**What to produce**
Return the whole listing, line for line, without the pictures in it.

**Data provided**
────────

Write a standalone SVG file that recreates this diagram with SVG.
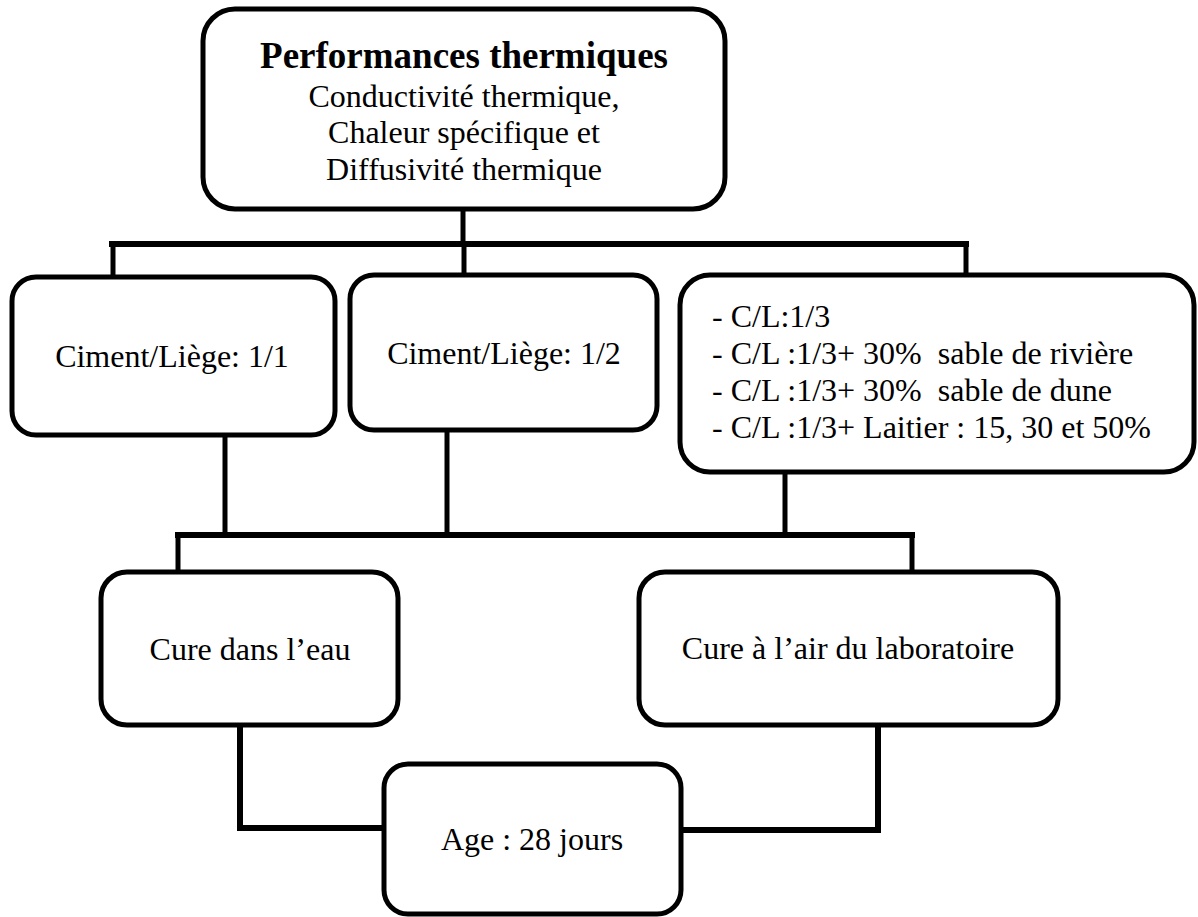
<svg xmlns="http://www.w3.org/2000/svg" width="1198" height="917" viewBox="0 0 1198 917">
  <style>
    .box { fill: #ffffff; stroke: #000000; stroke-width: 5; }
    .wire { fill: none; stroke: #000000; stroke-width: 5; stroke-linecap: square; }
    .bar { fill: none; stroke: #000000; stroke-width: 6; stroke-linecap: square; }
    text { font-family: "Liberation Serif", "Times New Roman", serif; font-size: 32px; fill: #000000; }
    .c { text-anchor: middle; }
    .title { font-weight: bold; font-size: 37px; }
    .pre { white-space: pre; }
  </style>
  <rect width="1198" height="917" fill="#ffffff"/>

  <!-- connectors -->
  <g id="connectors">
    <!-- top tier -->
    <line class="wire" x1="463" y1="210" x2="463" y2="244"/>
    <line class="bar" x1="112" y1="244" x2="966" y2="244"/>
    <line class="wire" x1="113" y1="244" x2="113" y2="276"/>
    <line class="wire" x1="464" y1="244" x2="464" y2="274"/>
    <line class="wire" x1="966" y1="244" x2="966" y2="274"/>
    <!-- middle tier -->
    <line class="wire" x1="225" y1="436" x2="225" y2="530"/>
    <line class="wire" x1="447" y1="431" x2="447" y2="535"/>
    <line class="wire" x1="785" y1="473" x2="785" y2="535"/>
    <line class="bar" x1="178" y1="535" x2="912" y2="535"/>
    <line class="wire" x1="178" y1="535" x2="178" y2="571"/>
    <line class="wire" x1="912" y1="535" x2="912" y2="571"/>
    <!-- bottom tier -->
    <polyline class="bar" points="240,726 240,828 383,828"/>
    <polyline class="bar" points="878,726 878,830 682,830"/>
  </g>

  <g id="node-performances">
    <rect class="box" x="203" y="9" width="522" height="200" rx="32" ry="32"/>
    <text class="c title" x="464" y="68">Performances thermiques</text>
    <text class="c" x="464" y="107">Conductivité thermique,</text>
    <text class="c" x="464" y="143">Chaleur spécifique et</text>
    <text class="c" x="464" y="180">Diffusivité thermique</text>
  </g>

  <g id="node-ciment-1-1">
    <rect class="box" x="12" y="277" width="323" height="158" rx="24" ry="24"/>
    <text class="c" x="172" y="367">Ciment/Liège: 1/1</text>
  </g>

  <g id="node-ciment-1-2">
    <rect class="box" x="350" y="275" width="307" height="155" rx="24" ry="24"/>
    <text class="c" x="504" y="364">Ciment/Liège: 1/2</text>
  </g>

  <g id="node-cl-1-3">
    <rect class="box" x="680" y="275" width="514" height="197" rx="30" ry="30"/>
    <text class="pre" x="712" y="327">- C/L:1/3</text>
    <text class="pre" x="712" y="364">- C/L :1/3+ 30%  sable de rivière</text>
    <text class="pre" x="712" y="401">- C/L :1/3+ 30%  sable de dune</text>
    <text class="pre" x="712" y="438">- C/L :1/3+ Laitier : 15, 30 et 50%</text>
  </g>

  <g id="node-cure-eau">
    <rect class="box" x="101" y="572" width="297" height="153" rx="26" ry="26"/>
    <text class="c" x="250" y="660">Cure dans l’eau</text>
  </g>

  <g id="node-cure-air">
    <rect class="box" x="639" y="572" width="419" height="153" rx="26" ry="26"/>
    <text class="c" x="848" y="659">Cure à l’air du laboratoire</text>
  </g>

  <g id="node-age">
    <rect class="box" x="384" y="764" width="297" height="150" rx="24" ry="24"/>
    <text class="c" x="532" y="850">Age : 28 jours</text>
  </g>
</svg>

────────

**Problem solution**
Write a standalone SVG file that recreates this diagram with SVG.
<svg xmlns="http://www.w3.org/2000/svg" width="1198" height="917" viewBox="0 0 1198 917">
  <style>
    .box { fill: #ffffff; stroke: #000000; stroke-width: 5; }
    .wire { fill: none; stroke: #000000; stroke-width: 5; stroke-linecap: square; }
    .bar { fill: none; stroke: #000000; stroke-width: 6; stroke-linecap: square; }
    text { font-family: "Liberation Serif", "Times New Roman", serif; font-size: 32px; fill: #000000; }
    .c { text-anchor: middle; }
    .title { font-weight: bold; font-size: 37px; }
    .pre { white-space: pre; }
  </style>
  <rect width="1198" height="917" fill="#ffffff"/>

  <!-- connectors -->
  <g id="connectors">
    <!-- top tier -->
    <line class="wire" x1="463" y1="210" x2="463" y2="244"/>
    <line class="bar" x1="112" y1="244" x2="966" y2="244"/>
    <line class="wire" x1="113" y1="244" x2="113" y2="276"/>
    <line class="wire" x1="464" y1="244" x2="464" y2="274"/>
    <line class="wire" x1="966" y1="244" x2="966" y2="274"/>
    <!-- middle tier -->
    <line class="wire" x1="225" y1="436" x2="225" y2="530"/>
    <line class="wire" x1="447" y1="431" x2="447" y2="535"/>
    <line class="wire" x1="785" y1="473" x2="785" y2="535"/>
    <line class="bar" x1="178" y1="535" x2="912" y2="535"/>
    <line class="wire" x1="178" y1="535" x2="178" y2="571"/>
    <line class="wire" x1="912" y1="535" x2="912" y2="571"/>
    <!-- bottom tier -->
    <polyline class="bar" points="240,726 240,828 383,828"/>
    <polyline class="bar" points="878,726 878,830 682,830"/>
  </g>

  <g id="node-performances">
    <rect class="box" x="203" y="9" width="522" height="200" rx="32" ry="32"/>
    <text class="c title" x="464" y="68">Performances thermiques</text>
    <text class="c" x="464" y="107">Conductivité thermique,</text>
    <text class="c" x="464" y="143">Chaleur spécifique et</text>
    <text class="c" x="464" y="180">Diffusivité thermique</text>
  </g>

  <g id="node-ciment-1-1">
    <rect class="box" x="12" y="277" width="323" height="158" rx="24" ry="24"/>
    <text class="c" x="172" y="367">Ciment/Liège: 1/1</text>
  </g>

  <g id="node-ciment-1-2">
    <rect class="box" x="350" y="275" width="307" height="155" rx="24" ry="24"/>
    <text class="c" x="504" y="364">Ciment/Liège: 1/2</text>
  </g>

  <g id="node-cl-1-3">
    <rect class="box" x="680" y="275" width="514" height="197" rx="30" ry="30"/>
    <text class="pre" x="712" y="327">- C/L:1/3</text>
    <text class="pre" x="712" y="364">- C/L :1/3+ 30%  sable de rivière</text>
    <text class="pre" x="712" y="401">- C/L :1/3+ 30%  sable de dune</text>
    <text class="pre" x="712" y="438">- C/L :1/3+ Laitier : 15, 30 et 50%</text>
  </g>

  <g id="node-cure-eau">
    <rect class="box" x="101" y="572" width="297" height="153" rx="26" ry="26"/>
    <text class="c" x="250" y="660">Cure dans l’eau</text>
  </g>

  <g id="node-cure-air">
    <rect class="box" x="639" y="572" width="419" height="153" rx="26" ry="26"/>
    <text class="c" x="848" y="659">Cure à l’air du laboratoire</text>
  </g>

  <g id="node-age">
    <rect class="box" x="384" y="764" width="297" height="150" rx="24" ry="24"/>
    <text class="c" x="532" y="850">Age : 28 jours</text>
  </g>
</svg>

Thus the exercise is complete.